Im vorliegenden Artikel gehen wir nun einen Schritt über diese Analyse hinaus, indem wir Zeiträume auf Grundlage einer Kombination von Wachstum und Inflation klassifizieren. Wir unterscheiden Phasen mit geringer, moderater und hoher Inflation (unter 2 %, zwischen 2 % und 4 %, über 4 %) in Rezessionen. Dasselbe tun wir für Phasen des Aufschwungs (unter Verwendung derselben Klassifikation von Rezessionen wie in unserem Forschungspapier). Grafik 3 zeigt das Abschneiden des Modells in diesen 3 × 2 = 6 Kategorien.

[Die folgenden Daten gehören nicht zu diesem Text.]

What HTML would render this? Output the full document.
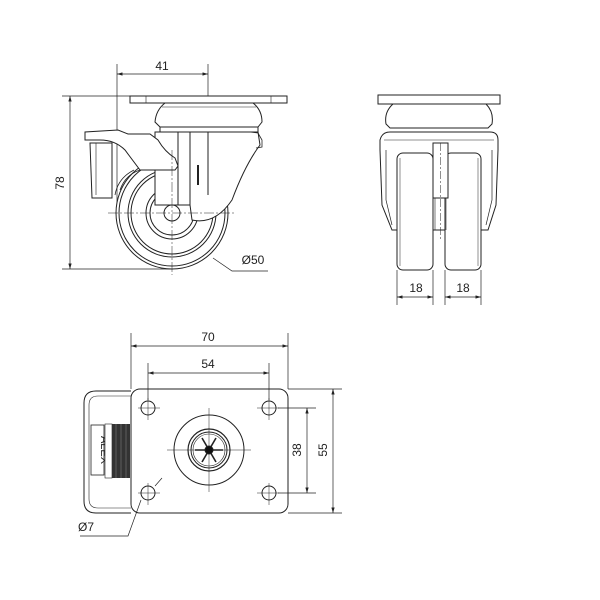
<!DOCTYPE html>
<html><head><style>html,body{margin:0;padding:0;background:#fff}svg{display:block}</style></head>
<body>
<svg width="600" height="600" viewBox="0 0 600 600" xmlns="http://www.w3.org/2000/svg" font-family="Liberation Sans, sans-serif" font-size="12" fill="none" stroke="#222" stroke-width="1">
<defs>
<marker id="a" viewBox="0 0 10 6" refX="10" refY="3" markerWidth="8" markerHeight="5" orient="auto-start-reverse"><path d="M0,0L10,3L0,6z" fill="#222" stroke="none"/></marker>
</defs>
<!-- ===== SIDE VIEW ===== -->
<g stroke-width="0.7">
<line x1="117" y1="64" x2="117" y2="210"/>
<line x1="208" y1="64" x2="208" y2="110"/>
<line x1="117" y1="74" x2="208" y2="74" marker-start="url(#a)" marker-end="url(#a)"/>
<line x1="62" y1="96" x2="130" y2="96"/>
<line x1="62" y1="269" x2="172" y2="269"/>
<line x1="70" y1="96" x2="70" y2="269" marker-start="url(#a)" marker-end="url(#a)"/>
<polyline points="213,258 232,271 268,271"/>
</g>
<text x="162" y="70" fill="#222" stroke="none" text-anchor="middle">41</text>
<text x="0" y="0" fill="#222" stroke="none" text-anchor="middle" transform="translate(64,183) rotate(-90)">78</text>
<text x="253" y="264" fill="#222" stroke="none" text-anchor="middle">Ø50</text>
<!-- plate -->
<rect x="130" y="96" width="157" height="7" fill="#fff"/>
<line x1="146" y1="96" x2="146" y2="103" stroke-width="0.6"/>
<line x1="271" y1="96" x2="271" y2="103" stroke-width="0.6"/>
<path d="M165,103 L253,103 Q262,110 262,122 L258,127 L160,127 L155,122 Q156,110 165,103Z" fill="#fff"/>
<line x1="162" y1="107" x2="256" y2="107" stroke-width="0.6"/>
<rect x="160" y="127" width="98" height="5" fill="#fff"/>
<!-- wheel -->
<circle cx="172" cy="213" r="56" fill="#fff"/>
<circle cx="172" cy="213" r="53"/>
<circle cx="172" cy="213" r="44"/>
<circle cx="172" cy="213" r="41"/>
<circle cx="172" cy="213" r="26"/>
<circle cx="172" cy="213" r="22"/>
<!-- fork -->
<path d="M155,132 L258,132 L260,145 Q245,165 232,200 Q215,225 192,220 L190,205 L155,205Z" fill="#fff"/>
<line x1="178" y1="132" x2="178" y2="205"/>
<line x1="190" y1="132" x2="190" y2="205"/>
<line x1="208" y1="132" x2="208" y2="195"/>
<path d="M250,132 L258,133 L262,140 L262,147 L256,148" stroke-width="0.8"/>
<circle cx="172" cy="213" r="8" fill="#fff"/>
<line x1="198" y1="165" x2="198" y2="185" stroke-width="2"/>
<!-- brake -->
<path d="M85,136 L85,132 L118,130 L128,134 L150,134 L158,140 Q165,152 175,158 L178,166 L175,170 L140,170 L125,150 Q115,140 100,140 L85,140Z" fill="#fff"/>
<path d="M90,143 L112,143 L112,198 L92,198 Z" fill="#fff"/>
<line x1="96" y1="143" x2="96" y2="195" stroke-width="0.6"/>
<path d="M140,170 Q125,175 120,190" stroke-width="0.8"/>
<path d="M134,170 Q118,178 115,195" stroke-width="0.8"/>
<g stroke-width="0.5" stroke-dasharray="10,2,2,2">
<line x1="108" y1="213" x2="236" y2="213"/>
<line x1="172" y1="150" x2="172" y2="275"/>
</g>
<!-- ===== FRONT VIEW ===== -->
<rect x="378" y="95" width="122" height="9" fill="#fff"/>
<path d="M393,104 L486,104 Q494,112 492,124 L488,128 L390,128 L386,124 Q384,112 393,104Z" fill="#fff"/>
<path d="M380,150 L380,140 Q382,132 390,132 L490,132 Q498,132 498,140 L498,150 L496,205 L488,230 L392,230 L382,205 Z" fill="#fff"/>
<path d="M386,150 L386,200 L392,225 M492,150 L492,200 L486,225" stroke-width="0.7"/>
<line x1="384" y1="140" x2="494" y2="140" stroke-width="0.6"/>
<rect x="397" y="153" width="36" height="117" rx="6" fill="#fff"/>
<rect x="445" y="153" width="36" height="117" rx="6" fill="#fff"/>
<line x1="400" y1="158" x2="400" y2="266" stroke-width="0.5"/>
<line x1="478" y1="158" x2="478" y2="266" stroke-width="0.5"/>
<rect x="433" y="143" width="15" height="55" fill="#fff"/>
<line x1="435" y1="198" x2="435" y2="230" stroke-width="0.6"/>
<line x1="446" y1="198" x2="446" y2="230" stroke-width="0.6"/>
<line x1="440.5" y1="143" x2="440.5" y2="240" stroke-width="0.5" stroke-dasharray="8,2,2,2"/>
<g stroke-width="0.7">
<line x1="397" y1="270" x2="397" y2="305"/><line x1="433" y1="270" x2="433" y2="305"/>
<line x1="445" y1="270" x2="445" y2="305"/><line x1="481" y1="270" x2="481" y2="305"/>
<line x1="397" y1="297" x2="433" y2="297" marker-start="url(#a)" marker-end="url(#a)"/>
<line x1="445" y1="297" x2="481" y2="297" marker-start="url(#a)" marker-end="url(#a)"/>
</g>
<text x="416" y="292" fill="#222" stroke="none" text-anchor="middle">18</text>
<text x="463" y="292" fill="#222" stroke="none" text-anchor="middle">18</text>
<!-- ===== TOP VIEW ===== -->
<path d="M131,391 L96,391 Q84,391 84,403 L84,501 Q84,513 96,513 L131,513" fill="#fff"/>
<path d="M131,396 L98,396 Q89,396 89,405 L89,499 Q89,508 98,508 L131,508" stroke-width="0.6"/>
<rect x="91" y="425" width="13" height="50" fill="#fff" stroke-width="0.8"/>
<text fill="#222" stroke="none" font-size="11" text-anchor="middle" transform="translate(101,450) rotate(90)">ALEX</text>
<rect x="105" y="424" width="7" height="54" fill="#fff" stroke-width="0.6"/>
<rect x="112" y="424" width="18" height="54" fill="#333" stroke="none"/>
<g stroke="#888" stroke-width="0.5"><line x1="116" y1="424" x2="116" y2="478"/><line x1="121" y1="424" x2="121" y2="478"/><line x1="126" y1="424" x2="126" y2="478"/></g>
<rect x="131" y="389" width="157" height="124" rx="9" fill="#fff"/>
<g fill="#fff"><circle cx="148" cy="408" r="7"/><circle cx="269" cy="408" r="7"/><circle cx="148" cy="493" r="7"/><circle cx="269" cy="493" r="7"/></g>
<g stroke-width="0.5">
<line x1="138" y1="408" x2="160" y2="408"/><line x1="148" y1="398" x2="148" y2="420"/>
<line x1="257" y1="408" x2="279" y2="408"/><line x1="269" y1="398" x2="269" y2="420"/>
<line x1="138" y1="493" x2="160" y2="493"/><line x1="148" y1="483" x2="148" y2="505"/>
<line x1="257" y1="493" x2="279" y2="493"/><line x1="269" y1="483" x2="269" y2="505"/>
<line x1="167" y1="450" x2="251" y2="450"/><line x1="209" y1="408" x2="209" y2="492"/>
</g>
<circle cx="209" cy="450" r="35"/>
<circle cx="209" cy="450" r="21" stroke-width="1.2"/>
<circle cx="209" cy="450" r="18"/>
<circle cx="209" cy="450" r="16" stroke-width="0.6"/>
<g stroke-width="1.6"><line x1="195" y1="450" x2="223" y2="450"/><line x1="202" y1="438" x2="216" y2="462"/><line x1="216" y1="438" x2="202" y2="462"/></g>
<circle cx="209" cy="450" r="4" fill="#111"/>
<g stroke-width="0.7">
<line x1="131" y1="333" x2="131" y2="389"/><line x1="288" y1="333" x2="288" y2="389"/>
<line x1="131" y1="346" x2="288" y2="346" marker-start="url(#a)" marker-end="url(#a)"/>
<line x1="148" y1="363" x2="148" y2="400"/><line x1="269" y1="363" x2="269" y2="400"/>
<line x1="148" y1="373" x2="269" y2="373" marker-start="url(#a)" marker-end="url(#a)"/>
<line x1="278" y1="408" x2="316" y2="408"/><line x1="278" y1="493" x2="316" y2="493"/>
<line x1="307" y1="408" x2="307" y2="493" marker-start="url(#a)" marker-end="url(#a)"/>
<line x1="288" y1="389" x2="342" y2="389"/><line x1="288" y1="513" x2="342" y2="513"/>
<line x1="333" y1="389" x2="333" y2="513" marker-start="url(#a)" marker-end="url(#a)"/>
<polyline points="162,478 155,486"/>
<polyline points="141,500 128,536 80,536"/>
</g>
<text x="208" y="341" fill="#222" stroke="none" text-anchor="middle">70</text>
<text x="208" y="368" fill="#222" stroke="none" text-anchor="middle">54</text>
<text fill="#222" stroke="none" text-anchor="middle" transform="translate(301,450) rotate(-90)">38</text>
<text fill="#222" stroke="none" text-anchor="middle" transform="translate(327,450) rotate(-90)">55</text>
<text x="86" y="531" fill="#222" stroke="none" text-anchor="middle">Ø7</text>
</svg>
</body></html>
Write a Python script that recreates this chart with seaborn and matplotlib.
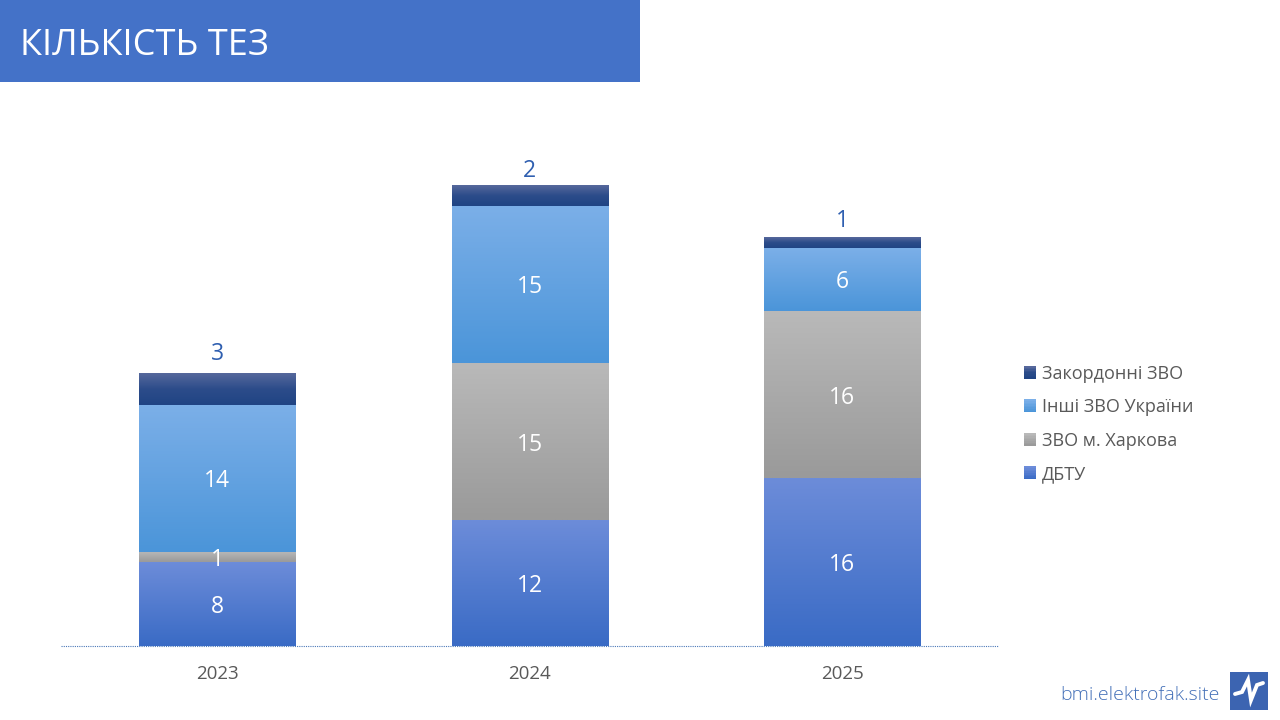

Grafik 3 | Information Ratio des Modells in Phasen der Rezession und des Aufschwungs sowie bei unterschiedlichen Inflationsniveaus

Grafik 3 | Information Ratio des Modells in Phasen der Rezession und des Aufschwungs sowie bei unterschiedlichen Inflationsniveaus

Quelle: Robeco. Zeitraum: 1950-2019

Die blauen Säulen zeigen die Information Ratio der Strategie zur Prognose des Anleihenmarktgeschehens in Rezessionen und die orangen Säulen in Phasen des Aufschwungs. Gleichzeitig zeigen die Säulen von links nach rechts die Ergebnisse in Phasen mit geringer, moderater und hoher Inflation. Aus der Grafik ergibt sich, dass die Strategie im Backtest in allen Situationen funktioniert hat. Besonders gut prognostizieren lässt sich das Geschehen am Anleihenmarkt in Phasen der Stagflation, in denen hohe Inflation und Rezession zusammenfallen.